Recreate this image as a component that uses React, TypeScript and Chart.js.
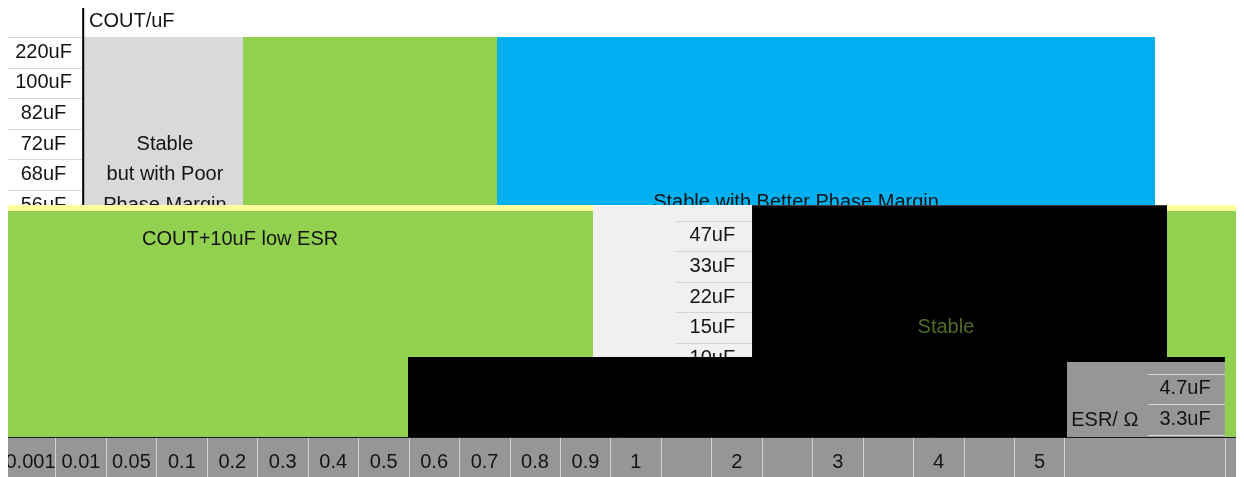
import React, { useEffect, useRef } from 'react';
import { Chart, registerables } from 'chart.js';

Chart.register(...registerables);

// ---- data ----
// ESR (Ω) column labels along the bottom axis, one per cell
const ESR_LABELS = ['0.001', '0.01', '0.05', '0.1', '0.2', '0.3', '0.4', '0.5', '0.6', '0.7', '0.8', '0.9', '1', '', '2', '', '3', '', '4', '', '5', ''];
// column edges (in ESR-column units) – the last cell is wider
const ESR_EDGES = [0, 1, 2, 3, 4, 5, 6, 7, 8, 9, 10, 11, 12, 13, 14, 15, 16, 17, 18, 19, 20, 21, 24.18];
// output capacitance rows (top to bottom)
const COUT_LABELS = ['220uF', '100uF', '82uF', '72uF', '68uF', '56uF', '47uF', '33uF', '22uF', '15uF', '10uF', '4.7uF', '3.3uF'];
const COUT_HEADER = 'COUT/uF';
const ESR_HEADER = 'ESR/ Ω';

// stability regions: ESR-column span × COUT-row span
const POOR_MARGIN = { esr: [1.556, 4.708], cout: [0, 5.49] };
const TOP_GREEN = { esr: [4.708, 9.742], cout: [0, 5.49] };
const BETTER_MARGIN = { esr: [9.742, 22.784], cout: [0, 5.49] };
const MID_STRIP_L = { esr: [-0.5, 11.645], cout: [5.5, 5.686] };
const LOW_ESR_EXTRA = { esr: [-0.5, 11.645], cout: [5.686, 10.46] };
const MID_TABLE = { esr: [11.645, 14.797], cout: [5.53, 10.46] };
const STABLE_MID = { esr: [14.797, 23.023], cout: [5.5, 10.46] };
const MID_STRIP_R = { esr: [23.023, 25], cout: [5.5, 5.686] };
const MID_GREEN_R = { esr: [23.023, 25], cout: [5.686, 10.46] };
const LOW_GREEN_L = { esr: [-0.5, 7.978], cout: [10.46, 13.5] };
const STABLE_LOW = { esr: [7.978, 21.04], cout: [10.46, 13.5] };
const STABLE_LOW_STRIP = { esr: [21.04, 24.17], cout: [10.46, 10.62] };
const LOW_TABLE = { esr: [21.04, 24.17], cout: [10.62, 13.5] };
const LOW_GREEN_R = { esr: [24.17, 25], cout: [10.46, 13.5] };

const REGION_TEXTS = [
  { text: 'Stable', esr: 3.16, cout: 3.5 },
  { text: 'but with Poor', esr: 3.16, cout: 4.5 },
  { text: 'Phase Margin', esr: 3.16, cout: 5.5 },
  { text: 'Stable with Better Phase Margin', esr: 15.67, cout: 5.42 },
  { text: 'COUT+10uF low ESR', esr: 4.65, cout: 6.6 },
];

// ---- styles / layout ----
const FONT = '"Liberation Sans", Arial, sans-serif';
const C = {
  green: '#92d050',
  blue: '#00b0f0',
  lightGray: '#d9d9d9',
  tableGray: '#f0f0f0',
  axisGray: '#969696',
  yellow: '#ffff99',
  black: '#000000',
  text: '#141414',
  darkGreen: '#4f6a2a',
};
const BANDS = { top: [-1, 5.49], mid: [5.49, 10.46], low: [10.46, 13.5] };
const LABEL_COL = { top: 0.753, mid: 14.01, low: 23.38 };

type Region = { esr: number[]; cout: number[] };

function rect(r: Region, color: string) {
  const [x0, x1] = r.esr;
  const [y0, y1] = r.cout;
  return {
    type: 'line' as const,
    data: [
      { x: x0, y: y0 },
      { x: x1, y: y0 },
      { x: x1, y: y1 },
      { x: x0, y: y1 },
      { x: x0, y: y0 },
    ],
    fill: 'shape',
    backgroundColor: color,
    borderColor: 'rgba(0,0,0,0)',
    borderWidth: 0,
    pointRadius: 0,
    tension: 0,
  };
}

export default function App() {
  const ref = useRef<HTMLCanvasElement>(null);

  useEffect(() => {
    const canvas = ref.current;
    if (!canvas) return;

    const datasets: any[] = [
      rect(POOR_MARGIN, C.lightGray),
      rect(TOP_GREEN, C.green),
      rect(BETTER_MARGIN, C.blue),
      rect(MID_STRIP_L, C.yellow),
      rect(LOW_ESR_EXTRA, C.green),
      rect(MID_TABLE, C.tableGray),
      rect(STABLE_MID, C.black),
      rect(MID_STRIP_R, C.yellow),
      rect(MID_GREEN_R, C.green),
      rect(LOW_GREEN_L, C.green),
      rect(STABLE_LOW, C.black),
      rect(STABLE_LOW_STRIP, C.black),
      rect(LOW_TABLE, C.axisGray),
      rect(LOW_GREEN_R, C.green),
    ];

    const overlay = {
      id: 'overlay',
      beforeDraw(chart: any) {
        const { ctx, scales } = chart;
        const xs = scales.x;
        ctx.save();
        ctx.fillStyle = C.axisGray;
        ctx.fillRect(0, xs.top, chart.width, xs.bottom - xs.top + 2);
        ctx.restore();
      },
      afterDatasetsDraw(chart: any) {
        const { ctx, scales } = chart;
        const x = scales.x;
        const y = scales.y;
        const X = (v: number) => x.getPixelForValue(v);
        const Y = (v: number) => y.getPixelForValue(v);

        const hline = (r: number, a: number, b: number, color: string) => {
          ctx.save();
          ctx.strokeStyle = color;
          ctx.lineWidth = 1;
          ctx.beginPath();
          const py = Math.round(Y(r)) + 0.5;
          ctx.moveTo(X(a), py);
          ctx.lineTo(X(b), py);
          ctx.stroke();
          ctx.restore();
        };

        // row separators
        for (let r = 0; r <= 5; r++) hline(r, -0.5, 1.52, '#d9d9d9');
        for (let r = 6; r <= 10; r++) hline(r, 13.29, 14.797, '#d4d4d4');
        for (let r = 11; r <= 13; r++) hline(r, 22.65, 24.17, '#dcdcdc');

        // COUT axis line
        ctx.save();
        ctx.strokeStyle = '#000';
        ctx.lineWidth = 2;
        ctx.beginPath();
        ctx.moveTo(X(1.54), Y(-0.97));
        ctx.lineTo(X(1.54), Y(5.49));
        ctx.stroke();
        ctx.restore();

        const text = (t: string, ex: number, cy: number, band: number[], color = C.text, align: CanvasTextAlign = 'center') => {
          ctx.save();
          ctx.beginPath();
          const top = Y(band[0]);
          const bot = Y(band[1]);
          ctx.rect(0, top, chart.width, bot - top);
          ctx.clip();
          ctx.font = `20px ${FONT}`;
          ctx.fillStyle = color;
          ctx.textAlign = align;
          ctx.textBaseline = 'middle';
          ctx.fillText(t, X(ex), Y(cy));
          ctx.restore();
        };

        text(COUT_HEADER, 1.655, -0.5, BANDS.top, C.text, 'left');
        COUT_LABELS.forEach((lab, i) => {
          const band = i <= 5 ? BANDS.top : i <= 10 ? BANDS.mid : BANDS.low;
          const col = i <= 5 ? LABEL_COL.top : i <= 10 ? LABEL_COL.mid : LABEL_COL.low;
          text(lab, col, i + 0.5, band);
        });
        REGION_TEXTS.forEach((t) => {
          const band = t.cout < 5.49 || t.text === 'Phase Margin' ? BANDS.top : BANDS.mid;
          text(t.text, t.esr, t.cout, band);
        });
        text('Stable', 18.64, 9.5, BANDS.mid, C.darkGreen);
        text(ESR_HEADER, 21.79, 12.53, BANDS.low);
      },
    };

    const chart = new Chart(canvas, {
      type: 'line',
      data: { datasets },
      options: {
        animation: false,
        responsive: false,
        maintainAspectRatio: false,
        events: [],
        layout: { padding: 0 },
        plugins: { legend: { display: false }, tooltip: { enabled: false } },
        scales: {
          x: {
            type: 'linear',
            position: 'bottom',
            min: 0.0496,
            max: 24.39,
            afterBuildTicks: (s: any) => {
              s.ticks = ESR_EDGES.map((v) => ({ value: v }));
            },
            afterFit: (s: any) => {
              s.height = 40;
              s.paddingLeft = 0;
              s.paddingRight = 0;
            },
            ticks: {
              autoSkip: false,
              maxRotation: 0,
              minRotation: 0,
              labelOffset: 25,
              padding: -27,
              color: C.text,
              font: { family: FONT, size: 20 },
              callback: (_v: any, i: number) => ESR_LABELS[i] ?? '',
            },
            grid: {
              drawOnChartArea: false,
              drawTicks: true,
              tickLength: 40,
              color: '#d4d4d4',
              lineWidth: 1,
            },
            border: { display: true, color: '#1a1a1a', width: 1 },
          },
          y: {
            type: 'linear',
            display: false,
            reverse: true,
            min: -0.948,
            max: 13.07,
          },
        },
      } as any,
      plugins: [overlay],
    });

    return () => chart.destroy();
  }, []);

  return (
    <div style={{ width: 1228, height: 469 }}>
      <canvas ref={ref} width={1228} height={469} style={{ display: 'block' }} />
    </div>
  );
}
____
DO THIS
Print the data above verbatim from the first line through the line holding "Chart.register(...registerables);", leaving every picture out.

EXERCISE RESULT
Recreate this image as a component that uses React, TypeScript and Chart.js.
import React, { useEffect, useRef } from 'react';
import { Chart, registerables } from 'chart.js';

Chart.register(...registerables);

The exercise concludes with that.